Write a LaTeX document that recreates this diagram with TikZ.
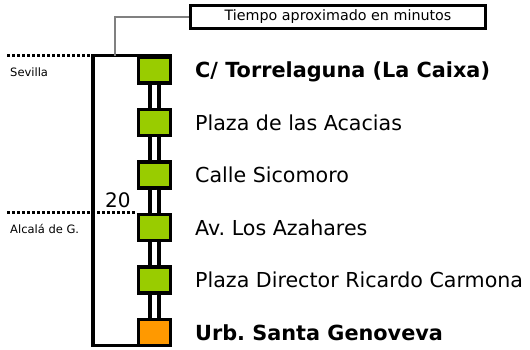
\documentclass[tikz,border=0pt]{standalone}
\usepackage{fontspec}
\setmainfont{DejaVu Sans}
\frenchspacing
\begin{document}
\begin{tikzpicture}[x=1pt,y=-1pt,
  stopbox/.style={draw, line width=3.2pt, fill=stopgreen, minimum width=32pt, minimum height=26pt, inner sep=0pt},
  endbox/.style={stopbox, fill=stoporange},
  conn/.style={line width=3.2pt, double=white, double distance=5.8pt},
  framel/.style={line width=3.2pt, line join=miter},
  dotl/.style={line width=3pt, dash pattern=on 3pt off 2pt},
  stoplabel/.style={anchor=base west, inner sep=0pt, font=\fontsize{20.6}{24}\selectfont},
  boldlabel/.style={anchor=base west, inner sep=0pt, font=\fontsize{20.8}{24}\selectfont\bfseries},
  smalllabel/.style={anchor=base west, inner sep=0pt, font=\fontsize{11.5}{14}\selectfont},
  grayl/.style={line width=1.3pt, draw=black!50}
]
\definecolor{stopgreen}{RGB}{153,204,0}
\definecolor{stoporange}{RGB}{255,153,0}
\useasboundingbox (0,0) rectangle (530,349);

% stops
\node[stopbox] (s1) at (154.5,70) {};
\node[stopbox] (s2) at (154.5,122.5) {};
\node[stopbox] (s3) at (154.5,175) {};
\node[stopbox] (s4) at (154.5,227.5) {};
\node[stopbox] (s5) at (154.5,280) {};
\node[endbox]  (s6) at (154.5,332.5) {};

% connectors
\draw[conn] (s1.south) -- (s2.north);
\draw[conn] (s2.south) -- (s3.north);
\draw[conn] (s3.south) -- (s4.north);
\draw[conn] (s4.south) -- (s5.north);
\draw[conn] (s5.south) -- (s6.north);

% frame
\coordinate (fl) at (93,200);
\draw[framel] (s1.north east) -| (fl) |- ([yshift=1.5pt]s6.south west);

% dotted lines
\coordinate (dl) at (7,0);
\draw[dotl] (dl |- s1.north) -- (fl |- s1.north);
\draw[dotl] (dl |- s4.north west) -- (s4.north west);

% labels
\node[smalllabel] (sev) at (10,76) {Sevilla};
\node[smalllabel] (alc) at (10,233) {Alcalá de G.};
\node[anchor=base west, inner sep=0pt, font=\fontsize{20}{24}\selectfont] (t20) at (105,207) {20};

\node[boldlabel] (l1) at (195,77.5) {C/ Torrelaguna (La Caixa)};
\node[stoplabel] (l2) at (195,130) {Plaza de las Acacias};
\node[stoplabel] (l3) at (195,182.5) {Calle Sicomoro};
\node[stoplabel] (l4) at (195,235) {Av. Los Azahares};
\node[stoplabel] (l5) at (195,287.5) {Plaza Director Ricardo Carmona};
\node[boldlabel] (l6) at (195,340) {Urb. Santa Genoveva};

% title box
\node[draw, line width=3pt, minimum width=295pt, minimum height=23pt, inner sep=0pt, font=\fontsize{14.3}{16}\selectfont] (tbox) at (338,17) {Tiempo aproximado en minutos};
\coordinate (gtop) at (115,55.5);
\draw[grayl] (tbox.west) -| (gtop);
\end{tikzpicture}
\end{document}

▶ Task objective
Write out exactly the opening lines of the data, stopping after the line that holds "(s5.south) -- (s6.north);". Exclude pictures.

▶ Final answer
Write a LaTeX document that recreates this diagram with TikZ.
\documentclass[tikz,border=0pt]{standalone}
\usepackage{fontspec}
\setmainfont{DejaVu Sans}
\frenchspacing
\begin{document}
\begin{tikzpicture}[x=1pt,y=-1pt,
  stopbox/.style={draw, line width=3.2pt, fill=stopgreen, minimum width=32pt, minimum height=26pt, inner sep=0pt},
  endbox/.style={stopbox, fill=stoporange},
  conn/.style={line width=3.2pt, double=white, double distance=5.8pt},
  framel/.style={line width=3.2pt, line join=miter},
  dotl/.style={line width=3pt, dash pattern=on 3pt off 2pt},
  stoplabel/.style={anchor=base west, inner sep=0pt, font=\fontsize{20.6}{24}\selectfont},
  boldlabel/.style={anchor=base west, inner sep=0pt, font=\fontsize{20.8}{24}\selectfont\bfseries},
  smalllabel/.style={anchor=base west, inner sep=0pt, font=\fontsize{11.5}{14}\selectfont},
  grayl/.style={line width=1.3pt, draw=black!50}
]
\definecolor{stopgreen}{RGB}{153,204,0}
\definecolor{stoporange}{RGB}{255,153,0}
\useasboundingbox (0,0) rectangle (530,349);

% stops
\node[stopbox] (s1) at (154.5,70) {};
\node[stopbox] (s2) at (154.5,122.5) {};
\node[stopbox] (s3) at (154.5,175) {};
\node[stopbox] (s4) at (154.5,227.5) {};
\node[stopbox] (s5) at (154.5,280) {};
\node[endbox]  (s6) at (154.5,332.5) {};

% connectors
\draw[conn] (s1.south) -- (s2.north);
\draw[conn] (s2.south) -- (s3.north);
\draw[conn] (s3.south) -- (s4.north);
\draw[conn] (s4.south) -- (s5.north);
\draw[conn] (s5.south) -- (s6.north);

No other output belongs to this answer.